►

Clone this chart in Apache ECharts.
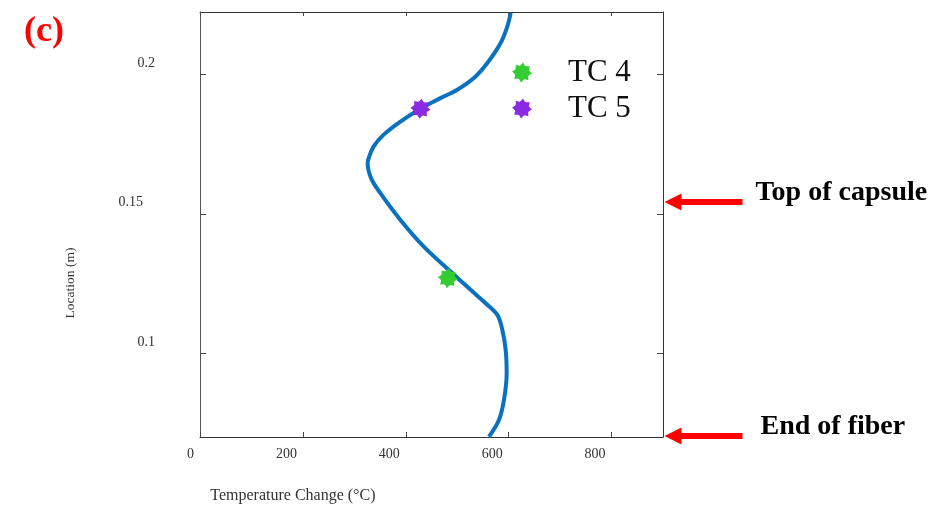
<!DOCTYPE html>
<html>
<head>
<meta charset="utf-8">
<script src="https://cdn.jsdelivr.net/npm/echarts@6/dist/echarts.min.js"></script>
<style>
  html, body { margin: 0; padding: 0; background: #fff; }
  #chart { width: 948px; height: 505px; }
</style>
</head>
<body>
<div id="chart"></div>
<script>
// Temperature change profile along the fiber (x: °C, y: location in m)
const profileTemp = [561.6, 581.1, 590.9, 596.1, 594.2, 587.7, 578.0, 555.2, 526.0, 487.0, 435.0,
  389.6, 350.6, 332.5, 325.9, 327.9, 337.6, 357.1, 389.6, 428.6, 467.5, 500.1, 532.4, 558.5,
  584.4, 597.5, 603.9];
const profileLoc = [0.0701, 0.0761, 0.0833, 0.0929, 0.1012, 0.1084, 0.1138, 0.1180, 0.1228, 0.1294,
  0.1383, 0.1479, 0.1575, 0.1629, 0.1683, 0.1701, 0.1743, 0.1785, 0.1832, 0.1878, 0.1916, 0.1946,
  0.1988, 0.2042, 0.2114, 0.2174, 0.2222];

// Thermocouple readings
const tcNames = ['TC 4', 'TC 5'];
const tcTemp = [481.8, 428.6];
const tcLoc = [0.1270, 0.1878];
const tcColors = ['#33cc33', '#8a2be2'];

// Axes
const xTicks = [0, 200, 400, 600, 800];
const yTicks = [0.1, 0.15, 0.2];
const yTickLabels = ['0.1', '0.15', '0.2'];
const xRange = [0, 900];
const yRange = [0.07, 0.2225];

// Annotated locations
const noteLabels = ['Top of capsule', 'End of fiber'];
const noteLoc = [0.1543, 0.0704];

const serif = 'Liberation Serif, Times New Roman, serif';

// eight-spoke asterisk marker
function asteriskPath() {
  const pts = [];
  for (let i = 0; i < 32; i++) {
    const a = Math.PI * i / 16 - Math.PI / 2;
    const k = i % 4;
    const r = (k === 0 || k === 1) ? 10 : 7.4;
    const off = (k === 1) ? -Math.PI / 32 : (k === 0 ? Math.PI / 32 : 0);
    pts.push((10 + r * Math.cos(a + off)).toFixed(2) + ',' + (10 + r * Math.sin(a + off)).toFixed(2));
  }
  return 'path://M' + pts.join('L') + 'Z';
}
const starSymbol = asteriskPath();

const chart = echarts.init(document.getElementById('chart'));

const axisLineStyle = { color: '#333', width: 1 };
const tickStyle = { color: '#444', width: 1 };

const option = {
  backgroundColor: '#fff',
  animation: false,
  title: {
    text: '(c)',
    left: 19,
    top: 7,
    textStyle: { fontFamily: serif, fontSize: 36, fontWeight: 'bold', color: '#ff0000', lineHeight: 40 }
  },
  grid: { left: 200, right: 285, top: 12, bottom: 68, containLabel: false, outerBoundsMode: 'none' },
  legend: {
    data: tcNames,
    orient: 'vertical',
    left: 507,
    top: 52,
    itemWidth: 20,
    itemHeight: 20,
    itemGap: 5,
    textStyle: { fontFamily: serif, fontSize: 31, color: '#111', lineHeight: 30, padding: [0, 0, 0, 31] }
  },
  xAxis: [{
    type: 'value',
    min: xRange[0], max: xRange[1],
    position: 'bottom',
    splitLine: { show: false },
    axisLine: { show: true, onZero: false, lineStyle: axisLineStyle },
    axisTick: { show: true, inside: true, length: 5, lineStyle: tickStyle, customValues: xTicks },
    axisLabel: {
      customValues: xTicks,
      fontFamily: serif, fontSize: 14, color: '#333',
      align: 'right', margin: 10, padding: [0, 6, 0, 0]
    },
    name: 'Temperature Change (°C)',
    nameLocation: 'middle',
    nameGap: 51,
    nameTextStyle: { fontFamily: serif, fontSize: 16, color: '#333', align: 'right', padding: [0, 56, 0, 0] }
  }, {
    type: 'value',
    min: xRange[0], max: xRange[1],
    position: 'top',
    splitLine: { show: false },
    axisLine: { show: true, onZero: false, lineStyle: axisLineStyle },
    axisTick: { show: true, inside: true, length: 4, lineStyle: tickStyle, customValues: xTicks },
    axisLabel: { show: false }
  }],
  yAxis: [{
    type: 'value',
    min: yRange[0], max: yRange[1],
    position: 'left',
    splitLine: { show: false },
    axisLine: { show: true, onZero: false, lineStyle: { color: '#555', width: 1 } },
    axisTick: { show: true, inside: true, length: 6, lineStyle: tickStyle, customValues: yTicks },
    axisLabel: {
      customValues: yTicks,
      fontFamily: serif, fontSize: 14, color: '#333',
      align: 'right', margin: 45, verticalAlign: 'middle', padding: [0, 0, 23, 0],
      formatter: function (v) {
        const i = yTicks.findIndex(t => Math.abs(t - v) < 1e-9);
        const s = i >= 0 ? yTickLabels[i] : String(v);
        return s === '0.15' ? '{s|' + s + '}' : s;
      },
      rich: { s: { fontFamily: serif, fontSize: 14, color: '#333', padding: [0, 12, 0, 0] } }
    },
    name: 'Location (m)',
    nameLocation: 'middle',
    nameGap: 123,
    nameTextStyle: { fontFamily: serif, fontSize: 13.5, color: '#333', padding: [0, 117, 0, 0] }
  }, {
    type: 'value',
    min: yRange[0], max: yRange[1],
    position: 'right',
    splitLine: { show: false },
    axisLine: { show: true, onZero: false, lineStyle: axisLineStyle },
    axisTick: { show: true, inside: true, length: 6, lineStyle: tickStyle, customValues: yTicks },
    axisLabel: { show: false }
  }],
  series: [{
    name: 'profile',
    type: 'line',
    xAxisIndex: 0, yAxisIndex: 0,
    data: profileTemp.map((t, i) => [t, profileLoc[i]]),
    smooth: 0.35,
    symbol: 'none',
    lineStyle: { color: '#0a71bf', width: 4 },
    z: 2
  }].concat(tcNames.map((n, i) => ({
    name: n,
    type: 'scatter',
    xAxisIndex: 0, yAxisIndex: 0,
    data: [[tcTemp[i], tcLoc[i]]],
    symbol: starSymbol,
    symbolSize: 20,
    itemStyle: { color: tcColors[i], opacity: 1 },
    z: 3
  })))
};

chart.setOption(option);

// Red arrows pointing at annotated locations, placed from the y scale
function drawNotes() {
  const rect = chart.getModel().getComponent('grid', 0).coordinateSystem.getRect();
  const tipX = rect.x + rect.width + 1.5;
  const els = [];
  noteLabels.forEach((label, i) => {
    const y = chart.convertToPixel({ yAxisIndex: 0 }, noteLoc[i]);
    els.push({
      type: 'polygon',
      shape: {
        points: [
          [tipX, y], [tipX + 17, y - 8.5], [tipX + 17, y - 3], [tipX + 78, y - 3],
          [tipX + 78, y + 3], [tipX + 17, y + 3], [tipX + 17, y + 8.5]
        ]
      },
      style: { fill: '#ff0000' },
      silent: true
    });
    els.push({
      type: 'text',
      x: tipX + (i === 0 ? 91 : 96),
      y: y - 9,
      style: {
        text: label,
        fontFamily: serif, fontSize: 28, fontWeight: 'bold', fill: '#000',
        align: 'left', verticalAlign: 'middle'
      },
      silent: true
    });
  });
  chart.setOption({ graphic: els });
}
drawNotes();
</script>
</body>
</html>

◄

• [REQUIRED TASK] Reproduce the data above word for word from its first line through the line that holds "const serif = 'Liberation", both ends included; skip pictures.

• [ANSWER TO THE EXERCISE]
Clone this chart in Apache ECharts.
<!DOCTYPE html>
<html>
<head>
<meta charset="utf-8">
<script src="https://cdn.jsdelivr.net/npm/echarts@6/dist/echarts.min.js"></script>
<style>
  html, body { margin: 0; padding: 0; background: #fff; }
  #chart { width: 948px; height: 505px; }
</style>
</head>
<body>
<div id="chart"></div>
<script>
// Temperature change profile along the fiber (x: °C, y: location in m)
const profileTemp = [561.6, 581.1, 590.9, 596.1, 594.2, 587.7, 578.0, 555.2, 526.0, 487.0, 435.0,
  389.6, 350.6, 332.5, 325.9, 327.9, 337.6, 357.1, 389.6, 428.6, 467.5, 500.1, 532.4, 558.5,
  584.4, 597.5, 603.9];
const profileLoc = [0.0701, 0.0761, 0.0833, 0.0929, 0.1012, 0.1084, 0.1138, 0.1180, 0.1228, 0.1294,
  0.1383, 0.1479, 0.1575, 0.1629, 0.1683, 0.1701, 0.1743, 0.1785, 0.1832, 0.1878, 0.1916, 0.1946,
  0.1988, 0.2042, 0.2114, 0.2174, 0.2222];

// Thermocouple readings
const tcNames = ['TC 4', 'TC 5'];
const tcTemp = [481.8, 428.6];
const tcLoc = [0.1270, 0.1878];
const tcColors = ['#33cc33', '#8a2be2'];

// Axes
const xTicks = [0, 200, 400, 600, 800];
const yTicks = [0.1, 0.15, 0.2];
const yTickLabels = ['0.1', '0.15', '0.2'];
const xRange = [0, 900];
const yRange = [0.07, 0.2225];

// Annotated locations
const noteLabels = ['Top of capsule', 'End of fiber'];
const noteLoc = [0.1543, 0.0704];

const serif = 'Liberation Serif, Times New Roman, serif';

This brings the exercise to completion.